Brief: Return every line of the records below verbatim, with no pictures in the copy.

Figure scripts:
══════

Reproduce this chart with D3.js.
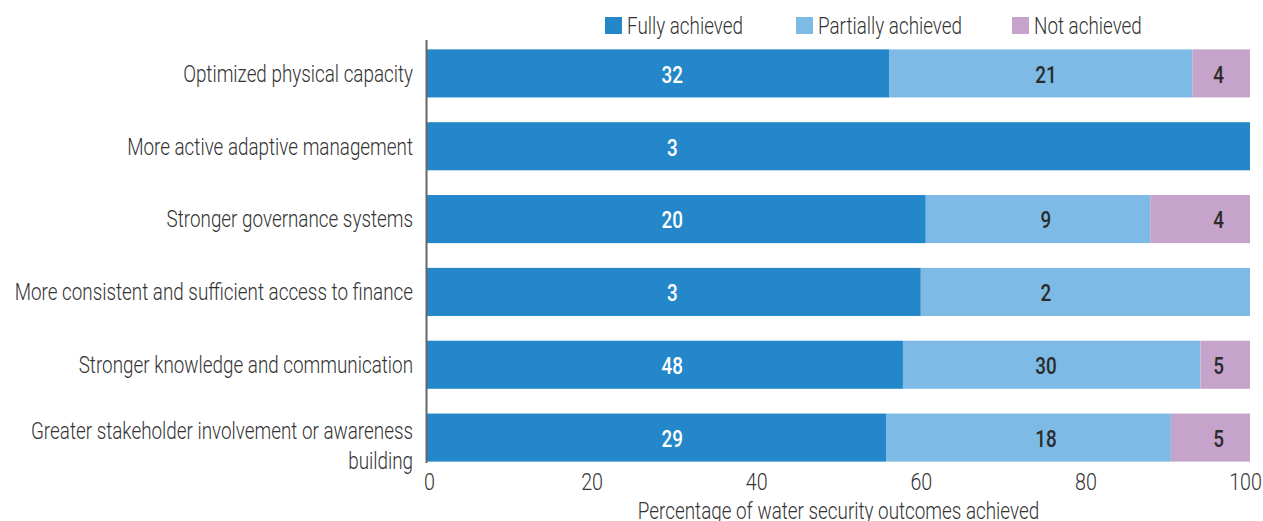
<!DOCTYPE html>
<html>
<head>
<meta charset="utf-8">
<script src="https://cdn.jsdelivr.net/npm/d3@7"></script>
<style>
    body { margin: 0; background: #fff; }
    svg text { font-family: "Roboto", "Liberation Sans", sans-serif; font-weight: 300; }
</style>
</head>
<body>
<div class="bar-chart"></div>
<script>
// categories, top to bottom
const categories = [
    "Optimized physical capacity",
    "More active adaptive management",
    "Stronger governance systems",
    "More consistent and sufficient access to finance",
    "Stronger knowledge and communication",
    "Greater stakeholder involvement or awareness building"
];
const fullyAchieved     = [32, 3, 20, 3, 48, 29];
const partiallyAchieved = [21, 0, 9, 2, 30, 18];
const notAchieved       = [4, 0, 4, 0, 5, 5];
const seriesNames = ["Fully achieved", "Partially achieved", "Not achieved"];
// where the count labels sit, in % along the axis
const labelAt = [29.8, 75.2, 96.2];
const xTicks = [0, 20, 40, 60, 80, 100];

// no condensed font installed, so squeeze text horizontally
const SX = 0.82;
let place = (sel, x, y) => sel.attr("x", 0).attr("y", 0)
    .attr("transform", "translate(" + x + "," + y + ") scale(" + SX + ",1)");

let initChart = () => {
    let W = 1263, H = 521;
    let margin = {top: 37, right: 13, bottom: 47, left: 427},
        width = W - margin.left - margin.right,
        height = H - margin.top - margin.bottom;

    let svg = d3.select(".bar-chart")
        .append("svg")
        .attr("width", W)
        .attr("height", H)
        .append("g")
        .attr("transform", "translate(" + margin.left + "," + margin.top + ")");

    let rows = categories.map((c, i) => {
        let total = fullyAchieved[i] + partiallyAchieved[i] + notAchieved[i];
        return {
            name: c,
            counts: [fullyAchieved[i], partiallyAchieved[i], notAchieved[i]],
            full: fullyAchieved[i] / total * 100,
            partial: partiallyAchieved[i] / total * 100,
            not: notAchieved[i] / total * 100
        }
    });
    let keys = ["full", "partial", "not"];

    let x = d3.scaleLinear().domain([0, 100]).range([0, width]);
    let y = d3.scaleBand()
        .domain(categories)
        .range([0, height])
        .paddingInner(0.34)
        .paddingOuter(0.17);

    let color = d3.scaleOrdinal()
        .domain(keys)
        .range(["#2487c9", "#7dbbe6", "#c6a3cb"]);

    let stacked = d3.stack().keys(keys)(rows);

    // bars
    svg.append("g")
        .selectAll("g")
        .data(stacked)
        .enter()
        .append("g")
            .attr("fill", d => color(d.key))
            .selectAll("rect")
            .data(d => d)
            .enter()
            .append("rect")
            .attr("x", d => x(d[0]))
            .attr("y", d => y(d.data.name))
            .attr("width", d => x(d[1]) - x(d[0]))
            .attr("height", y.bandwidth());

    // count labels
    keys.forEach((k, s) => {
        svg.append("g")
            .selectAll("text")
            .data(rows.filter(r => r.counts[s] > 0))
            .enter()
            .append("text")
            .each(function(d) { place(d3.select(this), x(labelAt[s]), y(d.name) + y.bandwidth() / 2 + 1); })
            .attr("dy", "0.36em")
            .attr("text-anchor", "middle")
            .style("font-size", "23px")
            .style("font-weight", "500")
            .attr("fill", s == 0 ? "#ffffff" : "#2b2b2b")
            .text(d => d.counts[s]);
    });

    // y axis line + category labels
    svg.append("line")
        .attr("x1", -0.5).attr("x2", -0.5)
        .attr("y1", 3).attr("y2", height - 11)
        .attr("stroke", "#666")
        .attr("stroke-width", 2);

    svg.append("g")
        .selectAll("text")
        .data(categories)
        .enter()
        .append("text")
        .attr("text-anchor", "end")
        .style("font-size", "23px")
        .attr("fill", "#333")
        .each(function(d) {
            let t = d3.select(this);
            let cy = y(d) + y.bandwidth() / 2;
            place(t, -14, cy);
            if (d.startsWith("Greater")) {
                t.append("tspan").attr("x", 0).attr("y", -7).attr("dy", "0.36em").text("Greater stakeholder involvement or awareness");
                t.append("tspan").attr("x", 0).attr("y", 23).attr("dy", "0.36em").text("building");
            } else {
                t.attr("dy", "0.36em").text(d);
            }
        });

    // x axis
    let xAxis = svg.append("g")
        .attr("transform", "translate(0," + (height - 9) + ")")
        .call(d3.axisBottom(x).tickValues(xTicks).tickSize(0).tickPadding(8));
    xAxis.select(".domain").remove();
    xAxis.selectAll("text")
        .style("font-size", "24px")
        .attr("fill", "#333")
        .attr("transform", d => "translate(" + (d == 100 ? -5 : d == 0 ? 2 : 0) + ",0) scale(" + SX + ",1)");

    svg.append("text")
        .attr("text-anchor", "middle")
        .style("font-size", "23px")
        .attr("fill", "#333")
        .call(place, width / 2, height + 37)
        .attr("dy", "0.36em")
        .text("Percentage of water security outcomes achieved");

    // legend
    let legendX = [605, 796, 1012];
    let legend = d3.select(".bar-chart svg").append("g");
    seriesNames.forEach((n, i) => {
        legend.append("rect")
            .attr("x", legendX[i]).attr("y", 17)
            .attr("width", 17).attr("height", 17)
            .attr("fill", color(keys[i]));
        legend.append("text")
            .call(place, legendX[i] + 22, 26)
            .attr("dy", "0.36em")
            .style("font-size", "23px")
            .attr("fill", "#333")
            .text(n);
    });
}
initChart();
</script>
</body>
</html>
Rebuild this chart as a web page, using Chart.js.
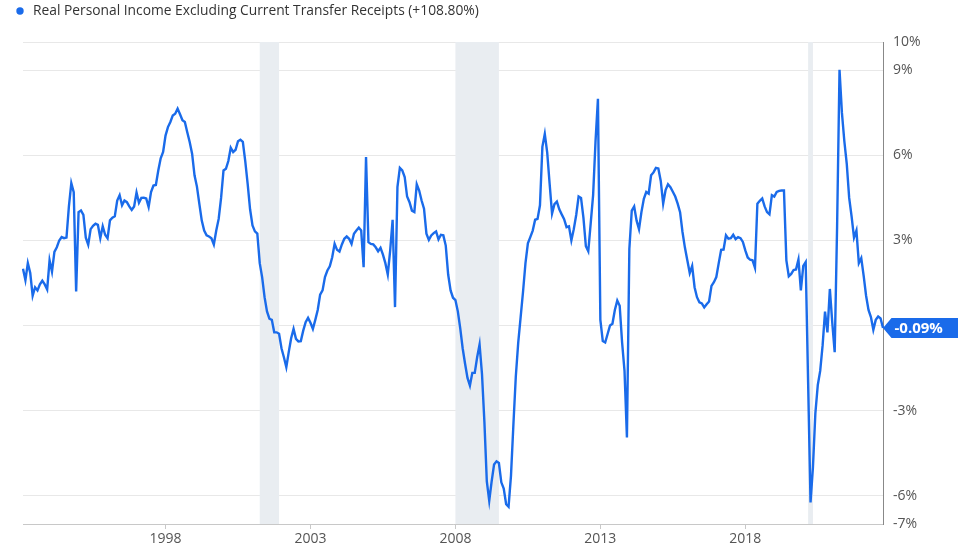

══════

Solution:
Reproduce this chart with D3.js.
<!DOCTYPE html>
<html>
<head>
<meta charset="utf-8">
<script src="https://cdn.jsdelivr.net/npm/d3@7"></script>
<style>
    body { margin: 0; background: #fff; }
    svg text { font-family: "Roboto", "Liberation Sans", sans-serif; font-weight: 300; }
</style>
</head>
<body>
<div class="bar-chart"></div>
<script>
// categories, top to bottom
const categories = [
    "Optimized physical capacity",
    "More active adaptive management",
    "Stronger governance systems",
    "More consistent and sufficient access to finance",
    "Stronger knowledge and communication",
    "Greater stakeholder involvement or awareness building"
];
const fullyAchieved     = [32, 3, 20, 3, 48, 29];
const partiallyAchieved = [21, 0, 9, 2, 30, 18];
const notAchieved       = [4, 0, 4, 0, 5, 5];
const seriesNames = ["Fully achieved", "Partially achieved", "Not achieved"];
// where the count labels sit, in % along the axis
const labelAt = [29.8, 75.2, 96.2];
const xTicks = [0, 20, 40, 60, 80, 100];

// no condensed font installed, so squeeze text horizontally
const SX = 0.82;
let place = (sel, x, y) => sel.attr("x", 0).attr("y", 0)
    .attr("transform", "translate(" + x + "," + y + ") scale(" + SX + ",1)");

let initChart = () => {
    let W = 1263, H = 521;
    let margin = {top: 37, right: 13, bottom: 47, left: 427},
        width = W - margin.left - margin.right,
        height = H - margin.top - margin.bottom;

    let svg = d3.select(".bar-chart")
        .append("svg")
        .attr("width", W)
        .attr("height", H)
        .append("g")
        .attr("transform", "translate(" + margin.left + "," + margin.top + ")");

    let rows = categories.map((c, i) => {
        let total = fullyAchieved[i] + partiallyAchieved[i] + notAchieved[i];
        return {
            name: c,
            counts: [fullyAchieved[i], partiallyAchieved[i], notAchieved[i]],
            full: fullyAchieved[i] / total * 100,
            partial: partiallyAchieved[i] / total * 100,
            not: notAchieved[i] / total * 100
        }
    });
    let keys = ["full", "partial", "not"];

    let x = d3.scaleLinear().domain([0, 100]).range([0, width]);
    let y = d3.scaleBand()
        .domain(categories)
        .range([0, height])
        .paddingInner(0.34)
        .paddingOuter(0.17);

    let color = d3.scaleOrdinal()
        .domain(keys)
        .range(["#2487c9", "#7dbbe6", "#c6a3cb"]);

    let stacked = d3.stack().keys(keys)(rows);

    // bars
    svg.append("g")
        .selectAll("g")
        .data(stacked)
        .enter()
        .append("g")
            .attr("fill", d => color(d.key))
            .selectAll("rect")
            .data(d => d)
            .enter()
            .append("rect")
            .attr("x", d => x(d[0]))
            .attr("y", d => y(d.data.name))
            .attr("width", d => x(d[1]) - x(d[0]))
            .attr("height", y.bandwidth());

    // count labels
    keys.forEach((k, s) => {
        svg.append("g")
            .selectAll("text")
            .data(rows.filter(r => r.counts[s] > 0))
            .enter()
            .append("text")
            .each(function(d) { place(d3.select(this), x(labelAt[s]), y(d.name) + y.bandwidth() / 2 + 1); })
            .attr("dy", "0.36em")
            .attr("text-anchor", "middle")
            .style("font-size", "23px")
            .style("font-weight", "500")
            .attr("fill", s == 0 ? "#ffffff" : "#2b2b2b")
            .text(d => d.counts[s]);
    });

    // y axis line + category labels
    svg.append("line")
        .attr("x1", -0.5).attr("x2", -0.5)
        .attr("y1", 3).attr("y2", height - 11)
        .attr("stroke", "#666")
        .attr("stroke-width", 2);

    svg.append("g")
        .selectAll("text")
        .data(categories)
        .enter()
        .append("text")
        .attr("text-anchor", "end")
        .style("font-size", "23px")
        .attr("fill", "#333")
        .each(function(d) {
            let t = d3.select(this);
            let cy = y(d) + y.bandwidth() / 2;
            place(t, -14, cy);
            if (d.startsWith("Greater")) {
                t.append("tspan").attr("x", 0).attr("y", -7).attr("dy", "0.36em").text("Greater stakeholder involvement or awareness");
                t.append("tspan").attr("x", 0).attr("y", 23).attr("dy", "0.36em").text("building");
            } else {
                t.attr("dy", "0.36em").text(d);
            }
        });

    // x axis
    let xAxis = svg.append("g")
        .attr("transform", "translate(0," + (height - 9) + ")")
        .call(d3.axisBottom(x).tickValues(xTicks).tickSize(0).tickPadding(8));
    xAxis.select(".domain").remove();
    xAxis.selectAll("text")
        .style("font-size", "24px")
        .attr("fill", "#333")
        .attr("transform", d => "translate(" + (d == 100 ? -5 : d == 0 ? 2 : 0) + ",0) scale(" + SX + ",1)");

    svg.append("text")
        .attr("text-anchor", "middle")
        .style("font-size", "23px")
        .attr("fill", "#333")
        .call(place, width / 2, height + 37)
        .attr("dy", "0.36em")
        .text("Percentage of water security outcomes achieved");

    // legend
    let legendX = [605, 796, 1012];
    let legend = d3.select(".bar-chart svg").append("g");
    seriesNames.forEach((n, i) => {
        legend.append("rect")
            .attr("x", legendX[i]).attr("y", 17)
            .attr("width", 17).attr("height", 17)
            .attr("fill", color(keys[i]));
        legend.append("text")
            .call(place, legendX[i] + 22, 26)
            .attr("dy", "0.36em")
            .style("font-size", "23px")
            .attr("fill", "#333")
            .text(n);
    });
}
initChart();
</script>
</body>
</html>
Rebuild this chart as a web page, using Chart.js.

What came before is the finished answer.